The proposal would also cap the number of short-term loans that can be made in quick succession. CFPB research has shown that while payday loans are designed for the short term, many borrowers simply renew their loans when payment is due. One CFPB study found that 80% of payday borrowers took another loan out within 30 days.

Alert to industry criticism that regulating the payday marketplace would make it impossible for consumers to get any short-term credit, the bureau tried to strike a balance, leaving some lending possibilities open.

Under the proposed rule, consumers will be allowed to borrow a short-term loan of up to $500 without passing the so-called “full-payment test,” as long as they have not used short-term loans for more than 90 days during the previous year and the loan is not secured with a car title. Lower interest short-term loans – with a total borrowing cost of 36% interest or less — will also be permitted in certain circumstances.

Consumer groups greeted the CFPB rules with enthusiasm.

“Since the CFPB was created, the Bureau has worked diligently to understand the payday and car title market, examine the consumer experience and develop focused and data-driven interventions to prevent harmful practices,” said Tom Feltner, Director of Financial Services at Consumer Federation of America.

Industry groups, however, warned that regulations to short-term loans could force Americans to turn to even less attractive alternatives.

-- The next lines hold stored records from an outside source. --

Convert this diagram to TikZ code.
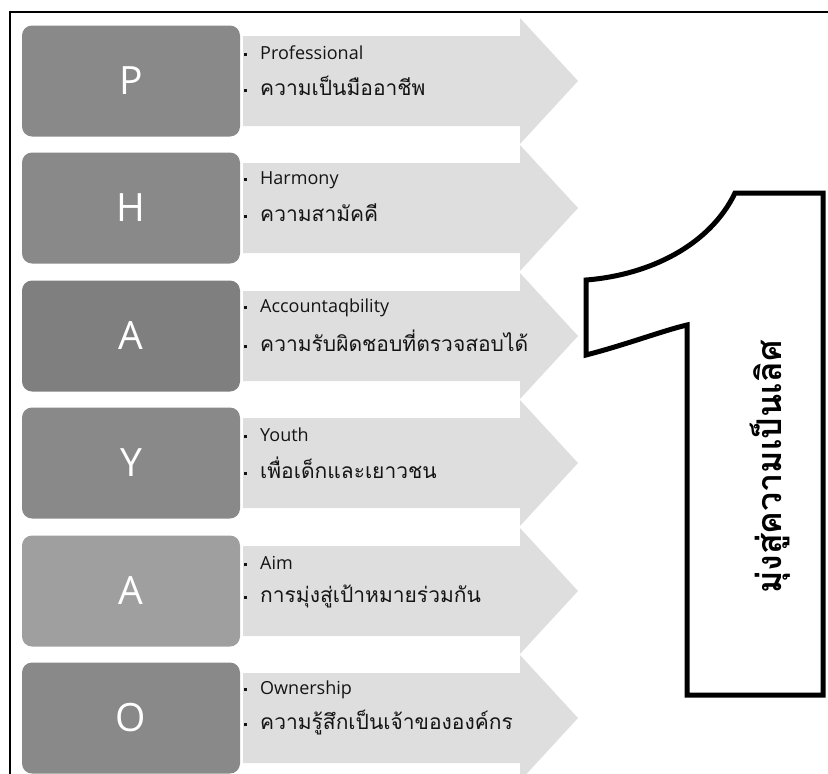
\documentclass[tikz,border=0pt]{standalone}
\usepackage{fontspec}
\setmainfont{Open Sans}
\newfontfamily\thaifont[Script=Thai]{Loma}
\usepackage{xcolor}
\definecolor{blkgray} {RGB}{137,137,137}
\definecolor{blkdark} {RGB}{127,127,127}
\definecolor{blklight}{RGB}{159,159,159}
\definecolor{arrowgray}{RGB}{222,222,222}
\definecolor{txtdark} {RGB}{ 20, 20, 20}
\newcommand{\itemdot}{\makebox[17pt][l]{\hspace{1pt}\raisebox{3.5pt}{\rule{3pt}{3pt}}}}

\begin{document}
\begin{tikzpicture}[x=1pt,y=-1pt,
  every node/.style={inner sep=0pt},
  letterblk/.style={rounded corners=10pt,minimum width=218pt,minimum height=111pt,
                    text=white,font=\fontsize{39}{40}\selectfont},
  band/.style={fill=arrowgray},
  itemtxt/.style={anchor=west,text=txtdark,font=\fontsize{18}{20}\selectfont},
  thaitxt/.style={anchor=west,text=txtdark,font=\thaifont\fontsize{21}{24}\selectfont},
  bigone/.style={draw=black,fill=white,line width=5pt,miter limit=20},
]
\useasboundingbox (0,0) rectangle (828,774);

%% ── frame ───────────────────────────────────────────────────────────────
\draw[line width=2.5pt] (828,12) -- (10,12) -- (10,774);

%% ── arrows behind the rows ──────────────────────────────────────────────
\fill[band] (243,36) -- (520,36) -- (520,18) -- (578,81) -- (520,144) -- (520,126) -- (243,126) -- cycle;
\fill[band] (243,163) -- (520,163) -- (520,145) -- (578,208) -- (520,271) -- (520,253) -- (243,253) -- cycle;
\fill[band] (243,291) -- (520,291) -- (520,273) -- (578,336) -- (520,399) -- (520,381) -- (243,381) -- cycle;
\fill[band] (243,418) -- (520,418) -- (520,400) -- (578,463) -- (520,526) -- (520,508) -- (243,508) -- cycle;
\fill[band] (243,546) -- (520,546) -- (520,528) -- (578,591) -- (520,654) -- (520,636) -- (243,636) -- cycle;
\fill[band] (243,673) -- (520,673) -- (520,655) -- (578,718) -- (520,781) -- (520,763) -- (243,763) -- cycle;

%% ── P ───────────────────────────────────────────────────────────────────
\node[letterblk,fill=blkgray] (P) at (131,81) {P};
\node[itemtxt] (P1) at (243,53) {\itemdot Professional};
\node[thaitxt] (P2) at (243,86) {\itemdot ความเป็นมืออาชีพ};

%% ── H ───────────────────────────────────────────────────────────────────
\node[letterblk,fill=blkgray] (H) at (131,208) {H};
\node[itemtxt] (H1) at (243,180) {\itemdot Harmony};
\node[thaitxt] (H2) at (243,213) {\itemdot ความสามัคคี};

%% ── A ───────────────────────────────────────────────────────────────────
\node[letterblk,fill=blkdark] (A) at (131,336) {A};
\node[itemtxt] (A1) at (243,308) {\itemdot Accountaqbility};
\node[thaitxt] (A2) at (243,341) {\itemdot ความรับผิดชอบที่ตรวจสอบได้};

%% ── Y ───────────────────────────────────────────────────────────────────
\node[letterblk,fill=blkgray] (Y) at (131,463) {Y};
\node[itemtxt] (Y1) at (243,435) {\itemdot Youth};
\node[thaitxt] (Y2) at (243,468) {\itemdot เพื่อเด็กและเยาวชน};

%% ── A (aim) ─────────────────────────────────────────────────────────────
\node[letterblk,fill=blklight] (Aim) at (131,591) {A};
\node[itemtxt] (Aim1) at (243,563) {\itemdot Aim};
\node[thaitxt] (Aim2) at (243,596) {\itemdot การมุ่งสู่เป้าหมายร่วมกัน};

%% ── O ───────────────────────────────────────────────────────────────────
\node[letterblk,fill=blkgray] (O) at (131,718) {O};
\node[itemtxt] (O1) at (243,690) {\itemdot Ownership};
\node[thaitxt] (O2) at (243,723) {\itemdot ความรู้สึกเป็นเจ้าขององค์กร};

%% ── the big "1" with the goal ───────────────────────────────────────────
\draw[bigone] (735,193) -- (823,193) -- (823,695) -- (687,695) -- (687,325)
  .. controls (665,330) and (625,345) .. (586,355) -- (586,280)
  .. controls (650,275) and (710,245) .. (735,193) -- cycle;
\node[rotate=90,font=\thaifont\bfseries\fontsize{34}{38}\selectfont] (goal) at (770,467) {มุ่งสู่ความเป็นเลิศ};

\end{tikzpicture}
\end{document}
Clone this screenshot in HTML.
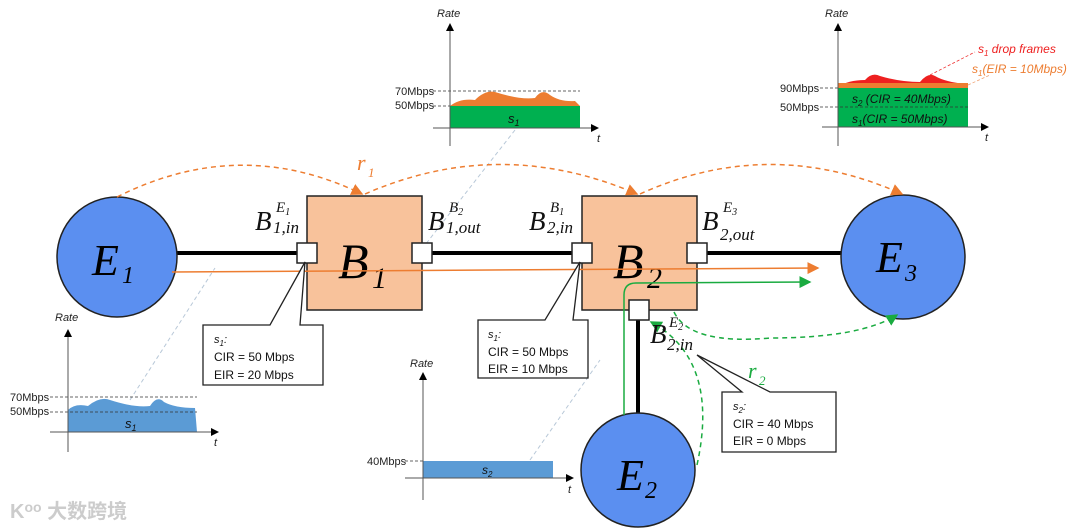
<!DOCTYPE html>
<html><head><meta charset="utf-8"><style>
body{margin:0;background:#fff;}
svg{display:block;font-family:"Liberation Sans",sans-serif;}
.serif{font-family:"Liberation Serif",serif;font-style:italic;}
.lbl{font-size:11px;fill:#222;}
</style></head><body>
<svg width="1080" height="530" viewBox="0 0 1080 530" xmlns="http://www.w3.org/2000/svg">
<defs>
<marker id="ab" markerWidth="8" markerHeight="8" refX="7" refY="4" orient="auto"><path d="M0,0 L8,4 L0,8 z" fill="#000"/></marker>
<marker id="ao" markerWidth="8" markerHeight="8" refX="7" refY="4" orient="auto"><path d="M0,0 L8,4 L0,8 z" fill="#ed7d31"/></marker>
<marker id="ag" markerWidth="8" markerHeight="8" refX="7" refY="4" orient="auto"><path d="M0,0 L8,4 L0,8 z" fill="#1aab40"/></marker>
</defs>

<g stroke="#b8c8d8" stroke-width="1" stroke-dasharray="4,3" fill="none">
<line x1="515" y1="130" x2="425" y2="245"/>
<line x1="130" y1="400" x2="215" y2="268"/>
<line x1="530" y1="460" x2="600" y2="360"/>
</g>

<line x1="175" y1="253" x2="845" y2="253" stroke="#000" stroke-width="4"/>
<line x1="638" y1="315" x2="638" y2="415" stroke="#000" stroke-width="4"/>

<rect x="307" y="196" width="115" height="114" fill="#f8c29b" stroke="#222" stroke-width="1.5"/>
<rect x="582" y="196" width="115" height="114" fill="#f8c29b" stroke="#222" stroke-width="1.5"/>
<text x="338" y="278" class="serif" font-size="50">B</text><text x="372" y="288" class="serif" font-size="30">1</text>
<text x="613" y="278" class="serif" font-size="50">B</text><text x="647" y="288" class="serif" font-size="30">2</text>

<circle cx="117" cy="257" r="60" fill="#5b8ff0" stroke="#222" stroke-width="1.5"/>
<circle cx="903" cy="257" r="62" fill="#5b8ff0" stroke="#222" stroke-width="1.5"/>
<circle cx="638" cy="470" r="57" fill="#5b8ff0" stroke="#222" stroke-width="1.5"/>
<text x="92" y="275" class="serif" font-size="44">E</text><text x="122" y="283" class="serif" font-size="24">1</text>
<text x="876" y="272" class="serif" font-size="44">E</text><text x="905" y="281" class="serif" font-size="24">3</text>
<text x="617" y="490" class="serif" font-size="44">E</text><text x="645" y="498" class="serif" font-size="24">2</text>

<g fill="#fff" stroke="#222" stroke-width="1.5">
<rect x="297" y="243" width="20" height="20"/>
<rect x="412" y="243" width="20" height="20"/>
<rect x="572" y="243" width="20" height="20"/>
<rect x="687" y="243" width="20" height="20"/>
<rect x="629" y="300" width="20" height="20"/>
</g>

<line x1="172" y1="272" x2="818" y2="268" stroke="#ed7d31" stroke-width="1.5" marker-end="url(#ao)"/>
<path d="M624,415 L624,295 Q624,283 636,283 L810,282" fill="none" stroke="#1aab40" stroke-width="1.5" marker-end="url(#ag)"/>

<g fill="none" stroke="#ed7d31" stroke-width="1.5" stroke-dasharray="5,4">
<path d="M117,197 Q240,135 362,194" marker-end="url(#ao)"/>
<path d="M365,194 Q500,135 637,194" marker-end="url(#ao)"/>
<path d="M640,194 Q770,135 902,194" marker-end="url(#ao)"/>
</g>
<text x="357" y="170" class="serif" font-size="22" fill="#ed7d31">r</text><text x="368" y="177" class="serif" font-size="13" fill="#ed7d31">1</text>

<g fill="none" stroke="#1aab40" stroke-width="1.5" stroke-dasharray="5,4">
<path d="M674,312 Q690,345 770,338 Q860,338 897,315" marker-end="url(#ag)"/>
<path d="M697,465 Q720,360 651,322" marker-end="url(#ag)"/>
</g>
<text x="748" y="378" class="serif" font-size="22" fill="#1aab40">r</text><text x="759" y="385" class="serif" font-size="13" fill="#1aab40">2</text>

<!-- port labels -->
<g class="serif" fill="#111">
<text x="255" y="230" font-size="27">B</text><text x="276" y="212" font-size="15">E<tspan font-size="10" dy="3">1</tspan></text><text x="273" y="233" font-size="17">1,in</text>
<text x="428" y="230" font-size="27">B</text><text x="449" y="212" font-size="15">B<tspan font-size="10" dy="3">2</tspan></text><text x="446" y="233" font-size="17">1,out</text>
<text x="529" y="230" font-size="27">B</text><text x="550" y="212" font-size="15">B<tspan font-size="10" dy="3">1</tspan></text><text x="547" y="233" font-size="17">2,in</text>
<text x="702" y="230" font-size="27">B</text><text x="723" y="212" font-size="15">E<tspan font-size="10" dy="3">3</tspan></text><text x="720" y="240" font-size="17">2,out</text>
<text x="650" y="343" font-size="27">B</text><text x="669" y="327" font-size="15">E<tspan font-size="10" dy="3">2</tspan></text><text x="667" y="350" font-size="17">2,in</text>
</g>

<g fill="#fff" stroke="#222" stroke-width="1.3">
<path d="M203,325 L270,325 L305,262 L300,325 L323,325 L323,385 L203,385 Z"/>
<path d="M478,320 L545,320 L580,262 L573,320 L588,320 L588,378 L478,378 Z"/>
<path d="M722,392 L742,392 L697,355 L770,392 L836,392 L836,452 L722,452 Z"/>
</g>
<g font-size="12" fill="#111">
<text x="214" y="343" font-style="italic" font-size="11">s<tspan font-size="8" dy="3">1</tspan><tspan dy="-3">:</tspan></text>
<text x="214" y="361">CIR = 50 Mbps</text><text x="214" y="379">EIR = 20 Mbps</text>
<text x="488" y="338" font-style="italic" font-size="11">s<tspan font-size="8" dy="3">1</tspan><tspan dy="-3">:</tspan></text>
<text x="488" y="356">CIR = 50 Mbps</text><text x="488" y="373">EIR = 10 Mbps</text>
<text x="733" y="410" font-style="italic" font-size="11">s<tspan font-size="8" dy="3">2</tspan><tspan dy="-3">:</tspan></text>
<text x="733" y="428">CIR = 40 Mbps</text><text x="733" y="445">EIR = 0 Mbps</text>
</g>

<path d="M450,106 Q460,98 475,100 Q485,90 495,92 Q520,100 535,98 Q542,88 550,95 Q560,102 575,101 L580,106 Z" fill="#ed7d31"/>
<rect x="450" y="106" width="130" height="22" fill="#00b050"/>
<g stroke="#333" stroke-width="0.8" stroke-dasharray="3,2"><line x1="433" y1="91" x2="580" y2="91"/><line x1="433" y1="106" x2="450" y2="106"/></g>
<line x1="450" y1="146" x2="450" y2="24" stroke="#555" marker-end="url(#ab)"/>
<line x1="433" y1="128" x2="598" y2="128" stroke="#555" marker-end="url(#ab)"/>
<text x="437" y="17" class="lbl" font-size="9" font-style="italic">Rate</text>
<text x="395" y="95" class="lbl" font-size="10">70Mbps</text><text x="395" y="109" class="lbl" font-size="10">50Mbps</text>
<text x="508" y="123" font-style="italic" font-size="13" fill="#111">s<tspan font-size="9" dy="3">1</tspan></text>
<text x="597" y="142" class="lbl" font-style="italic">t</text>

<path d="M838,87 Q848,80 865,80 Q872,72 880,76 Q900,82 920,82 Q928,72 935,76 Q945,82 966,84 L968,87 Z" fill="#ee2020"/>
<rect x="838" y="83" width="130" height="5" fill="#ed7d31"/>
<rect x="838" y="88" width="130" height="39" fill="#00b050"/>
<g stroke="#333" stroke-width="0.8" stroke-dasharray="3,2"><line x1="820" y1="88" x2="838" y2="88"/><line x1="820" y1="107" x2="968" y2="107"/></g>
<line x1="838" y1="146" x2="838" y2="24" stroke="#555" marker-end="url(#ab)"/>
<line x1="822" y1="127" x2="988" y2="127" stroke="#555" marker-end="url(#ab)"/>
<g stroke-width="0.8" stroke-dasharray="3,2" fill="none"><line x1="930" y1="75" x2="975" y2="52" stroke="#ee3030"/><line x1="968" y1="85" x2="990" y2="75" stroke="#f0a070"/></g>
<text x="825" y="17" class="lbl" font-size="9" font-style="italic">Rate</text>
<text x="780" y="92" class="lbl" font-size="10">90Mbps</text><text x="780" y="111" class="lbl" font-size="10">50Mbps</text>
<text x="852" y="103" font-style="italic" font-size="12" fill="#111">s<tspan font-size="8" dy="3">2</tspan><tspan dy="-3"> (CIR = 40Mbps)</tspan></text>
<text x="852" y="123" font-style="italic" font-size="12" fill="#111">s<tspan font-size="8" dy="3">1</tspan><tspan dy="-3">(CIR = 50Mbps)</tspan></text>
<text x="978" y="53" font-style="italic" font-size="12" fill="#ee2020">s<tspan font-size="8" dy="3">1</tspan><tspan dy="-3"> drop frames</tspan></text>
<text x="972" y="73" font-style="italic" font-size="12" fill="#ed7d31">s<tspan font-size="8" dy="3">1</tspan><tspan dy="-3">(EIR = 10Mbps)</tspan></text>
<text x="985" y="141" class="lbl" font-style="italic">t</text>

<path d="M68,410 Q75,403 88,406 Q100,396 110,400 Q135,408 150,406 Q157,395 164,402 Q175,408 195,408 L197,432 L68,432 Z" fill="#5b9bd5"/>
<g stroke="#333" stroke-width="0.8" stroke-dasharray="3,2"><line x1="50" y1="397" x2="197" y2="397"/><line x1="50" y1="412" x2="197" y2="412"/></g>
<line x1="68" y1="452" x2="68" y2="330" stroke="#555" marker-end="url(#ab)"/>
<line x1="50" y1="432" x2="218" y2="432" stroke="#555" marker-end="url(#ab)"/>
<text x="55" y="321" class="lbl" font-size="9" font-style="italic">Rate</text>
<text x="10" y="401" class="lbl" font-size="10">70Mbps</text><text x="10" y="415" class="lbl" font-size="10">50Mbps</text>
<text x="125" y="428" font-style="italic" font-size="13" fill="#111">s<tspan font-size="9" dy="3">1</tspan></text>
<text x="214" y="446" class="lbl" font-style="italic">t</text>

<rect x="423" y="461" width="130" height="17" fill="#5b9bd5"/>
<line x1="405" y1="461" x2="423" y2="461" stroke="#333" stroke-width="0.8" stroke-dasharray="3,2"/>
<line x1="423" y1="500" x2="423" y2="373" stroke="#555" marker-end="url(#ab)"/>
<line x1="405" y1="478" x2="573" y2="478" stroke="#555" marker-end="url(#ab)"/>
<text x="410" y="367" class="lbl" font-size="9" font-style="italic">Rate</text>
<text x="367" y="465" class="lbl" font-size="10">40Mbps</text>
<text x="482" y="474" font-style="italic" font-size="12" fill="#111">s<tspan font-size="8" dy="3">2</tspan></text>
<text x="568" y="493" class="lbl" font-style="italic">t</text>

<text x="10" y="518" font-size="20" fill="#ccc" font-family="'Liberation Sans','Noto Sans CJK SC',sans-serif" font-weight="bold">K<tspan font-size="14" dy="-6">oo</tspan><tspan dy="6"> 大数跨境</tspan></text>
</svg>
</body></html>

“The Bureau continues to miss the mark for millions of Americans struggling to make ends meet and effectively forces most banks to stay on the sidelines due to greater compliance burdens,” said Richard Hunt, president and CEO of the Consumer Bankers Association. “Consumers across the country will now turn to pawnshops, offshore lending, and fly-by-night entities that will be more costly to them. We will continue to work with the Bureau to develop products and services that are reasonable and meet consumer needs,”

The public comment period on the new rules will begin shortly and continue until Sept. 14. The CFPB is expected to issue its final rule afterward.